Riding the Rails
Banjo Connections -- by Jim Matthews
I was disappointed to learn that we would not be playing on the museum trains at this year’s Jazz Jubilee. But this disappointment was offset by the opportunity to view Paul and Carolynn Smith’s beautiful back-yard garden railroad in operation on the previous Sunday. I would like to build one like it, if I ever get the time.
Paul and Carolynn ‘s outdoor “G Scale” trains are a little larger than most model trains, and tracks are designed for outdoor use. They grow miniature trees and bushes near the track, to help keep everything in scale with the trains. Being outside, they have to deal with floods, washouts, wind, and weed abatement --just like real railroads.

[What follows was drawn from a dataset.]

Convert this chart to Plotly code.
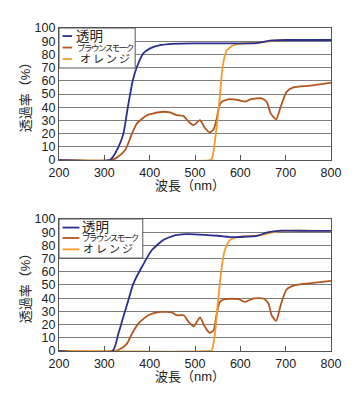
import plotly.graph_objects as go

# ---------------- data ----------------
names = ["透明", "ブラウンスモーク", "オレンジ"]
x_title = "波長（nm）"
y_title = "透過率（%）"
x_ticks = [200, 300, 400, 500, 600, 700, 800]
y_ticks = [0, 10, 20, 30, 40, 50, 60, 70, 80, 90, 100]

# upper chart
top_clear_wl = [200, 312, 318, 330, 342, 352, 363, 372, 386, 401, 423, 450, 500, 550, 600, 636, 665, 700, 750, 800]
top_clear = [0, 0, 2, 9, 20, 40.4, 60.6, 70.7, 80.8, 84.6, 87, 88, 88.4, 88.4, 88.4, 88.6, 90.4, 90.9, 90.9, 90.9]

top_brown_wl = [200, 316, 330, 346, 361, 372, 394, 410, 430, 445, 460, 475, 486, 497, 511, 520, 532, 541, 548, 553,
                559, 577, 595, 610, 622, 636, 647, 658, 667, 679, 689, 702, 717, 754, 800]
top_brown = [0, 0, 2.5, 7.6, 20, 27.8, 34, 35.5, 36.6, 36.1, 34.1, 33.3, 29, 26.5, 30.3, 25.3, 21, 23.2, 31.6, 40.4,
             44.2, 46.2, 45.5, 44.2, 46, 46.7, 46.7, 44.2, 35.4, 30.8, 40.4, 51.7, 55, 56.3, 58.6]

top_orange_wl = [200, 533, 537, 541, 546, 554, 561, 570, 585, 600, 640, 670, 700, 800]
top_orange = [0, 0, 1, 7, 20, 45, 70.7, 83, 87, 88, 89, 90, 90.9, 90.9]

# lower chart
bot_clear_wl = [200, 318, 331, 342, 353, 364, 383, 405, 430, 452, 480, 500, 550, 585, 610, 637, 660, 690, 750, 800]
bot_clear = [0, 0, 13.2, 26, 38.5, 51, 63.8, 76.5, 84, 87.3, 88.5, 88.4, 87.3, 86.2, 86.6, 87.3, 89.9, 91.2, 91, 91]

bot_brown_wl = [200, 322, 335, 350, 361, 375, 397, 423, 449, 460, 475, 486, 497, 511, 520, 532, 541, 548, 555, 566,
                596, 610, 629, 651, 662, 669, 679, 689, 702, 721, 761, 800]
bot_brown = [0, 0, 1.5, 5.6, 13.2, 20.8, 27.1, 29.6, 29.2, 27.1, 27.1, 22, 18.7, 25.4, 19.5, 13.7, 15.7, 28.4, 37.2,
             39.3, 39.3, 37.2, 39.8, 39.8, 36, 27.1, 22.8, 34.7, 46.6, 49.9, 51.6, 53.2]

bot_orange_wl = [200, 533, 537, 544, 551, 559, 566, 577, 600, 640, 680, 700, 800]
bot_orange = [0, 0, 0.5, 13, 38.5, 63.8, 76.5, 84, 86.6, 87.5, 90.4, 91, 91]

colors = ["#2b2f8f", "#b3561f", "#f29a2c"]

# ---------------- figure ----------------
fig = go.Figure()

panels = [
    ("x", "y", [(top_clear_wl, top_clear), (top_brown_wl, top_brown), (top_orange_wl, top_orange)]),
    ("x2", "y2", [(bot_clear_wl, bot_clear), (bot_brown_wl, bot_brown), (bot_orange_wl, bot_orange)]),
]
order = [1, 2, 0]
for xa, ya, series in panels:
    for i in order:
        wl, val = series[i]
        fig.add_trace(go.Scatter(
            x=wl, y=val, mode="lines", name=names[i], showlegend=False,
            line=dict(color=colors[i], width=1.8, shape="spline", smoothing=0.6),
            xaxis=xa, yaxis=ya, hoverinfo="skip"))

cjk_family = "Liberation Sans, Noto Sans CJK JP, sans-serif"
tick_font = dict(family="Liberation Sans, Arial, sans-serif", size=12.5, color="#222")
title_font = dict(family=cjk_family, size=13, color="#222")
grid_col = "#7d7d7d"
frame_col = "#555"

def xaxis(anchor):
    return dict(range=[200, 800], tickvals=x_ticks, ticktext=[str(v) for v in x_ticks],
                ticks="inside", ticklen=5, tickwidth=1, tickcolor=frame_col, ticklabelstandoff=1,
                showgrid=False, zeroline=False, showline=True, linecolor=frame_col, linewidth=1.3,
                mirror=True, tickfont=tick_font, anchor=anchor)

def yaxis(anchor, domain):
    return dict(range=[0, 100], tickvals=y_ticks, ticktext=[str(v) for v in y_ticks],
                ticks="", showgrid=True, gridcolor=grid_col, gridwidth=1.4,
                zeroline=False, showline=True, linecolor=frame_col, linewidth=1.3, mirror=True,
                tickfont=tick_font, anchor=anchor, domain=domain,
                title=dict(text=y_title, font=title_font, standoff=0))

# page body has an 8px margin, so the figure is sized/offset to land on the reference pixels
fig.update_layout(
    width=351, height=388, autosize=False,
    margin=dict(l=51, r=28, t=20, b=45),
    paper_bgcolor="white", plot_bgcolor="white",
    xaxis=xaxis("y"), yaxis=yaxis("x", [0.591, 1.0]),
    xaxis2=xaxis("y2"), yaxis2=yaxis("x2", [0.0, 0.4087]),
    showlegend=False,
)

# x-axis titles (placed just under the tick labels)
for xr, yr, ty in [("x domain", "y domain", -0.190), ("x2 domain", "y2 domain", -0.193)]:
    fig.add_annotation(xref=xr, yref=yr, x=0.482, y=ty, text=x_title, showarrow=False,
                       xanchor="center", yanchor="middle", font=title_font)

# ---------------- legends (drawn boxes) ----------------
legend_specs = [
    # xref, yref, box_x1, box_y0, line_x0, line_x1, row_y, text_x
    ("x domain", "y domain", 0.280, 0.697, 0.013, 0.048, [0.939, 0.852, 0.765], [0.060, 0.064, 0.073]),
    ("x2 domain", "y2 domain", 0.308, 0.704, 0.013, 0.075, [0.935, 0.856, 0.770], [0.080, 0.080, 0.084]),
]
legend_labels = [
    f"<span style='font-size:13.5px'>{names[0]}</span>",
    f"<span style='font-size:8.5px; letter-spacing:-1.5px'>{names[1]}</span>",
    f"<span style='font-size:11px; letter-spacing:2px'>{names[2]}</span>",
]
for xr, yr, bx1, by0, lx0, lx1, rows, tx in legend_specs:
    fig.add_shape(type="rect", xref=xr, yref=yr, x0=0, x1=bx1, y0=by0, y1=1,
                  fillcolor="white", line=dict(color=frame_col, width=1), layer="above")
    for i in range(3):
        fig.add_shape(type="line", xref=xr, yref=yr, x0=lx0, x1=lx1, y0=rows[i], y1=rows[i],
                      line=dict(color=colors[i], width=1.8), layer="above")
        fig.add_annotation(xref=xr, yref=yr, x=tx[i], y=rows[i], text=legend_labels[i], showarrow=False,
                           xanchor="left", yanchor="middle", align="left", borderpad=0,
                           font=dict(family=cjk_family, size=9, color="#222"))

fig.write_html("out.html")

I can’t really explain my life-long obsession with trains. Although I like my current “day job” with the California Department of Health Services, I must say that I really miss working for the railroad, as I did before acquisition by Union Pacific ended my fifteen-year career with Southern Pacific. Actually, Union Pacific had designs on the Southern Pacific and its Central Pacific forerunner ever since they were linked together at Promontory, Utah to form the first U.S. transcontinental railroad in 1869. In 1900, one E.H. Harriman of the Union Pacific managed to buy controlling interests in Southern Pacific. But then President Theodore Roosevelt (the “Trust Buster”), had problems with this arrangement, and, under the Sherman Anti- Trust Act, a court order told Mr. Harriman to basically “get your grubby little fingers off of the Southern Pacific.” But, almost one hundred years later during the era of de-regulation, Union Pacific finally got what it wanted, and it cost me my job. I guess persistence pays off.
In an effort to stay involved with railroading, I am now researching some possible alternative ways to help preserve the historical banjo connection with trains. When researching such connections, terminology issues become apparent. It seems like railroaders never call anything the same thing that everyone else does. For example, I remember, when we had them, that a caboose might have been referred to as the shack, hack, waycar, crummy, or doghouse, but we would never call it a caboose. And to a railroader, the word “banjo” could mean a lot of things, including a short-handled shovel or the wig-wag device common on older crossing signals. But in spite of such semantics, there is evidence of real banjos around early railroads. We know that substantial numbers of railroad workers were Irish immigrants, and we know that these Irish enjoyed banjos. Although “workin’ on the railroad” has become synonymous with “strummin’ on the ol’ banjo,” it might be fair to question how these early railroaders played their banjos. In the days before automatic couplers, it was difficult for a brakeman or switchman to get through his career with all his fingers. Perhaps this is how some odd-ball tunings have come about.
Since the 1920’s, when banjos were largely replaced by the more mellow tones of the guitar, song writers and performers who road the rails in some capacity still tended to use banjos. Although not banjoists themselves, Jimmy Rogers, Woody Guthrie, and even Johnny Cash had banjo accompaniment much of the time.
And one of the most enjoyable jam sessions that I participated in was on the 1950’s era club car Royal Gorge on a special excursion down the Pacific Coast line to Los Angeles.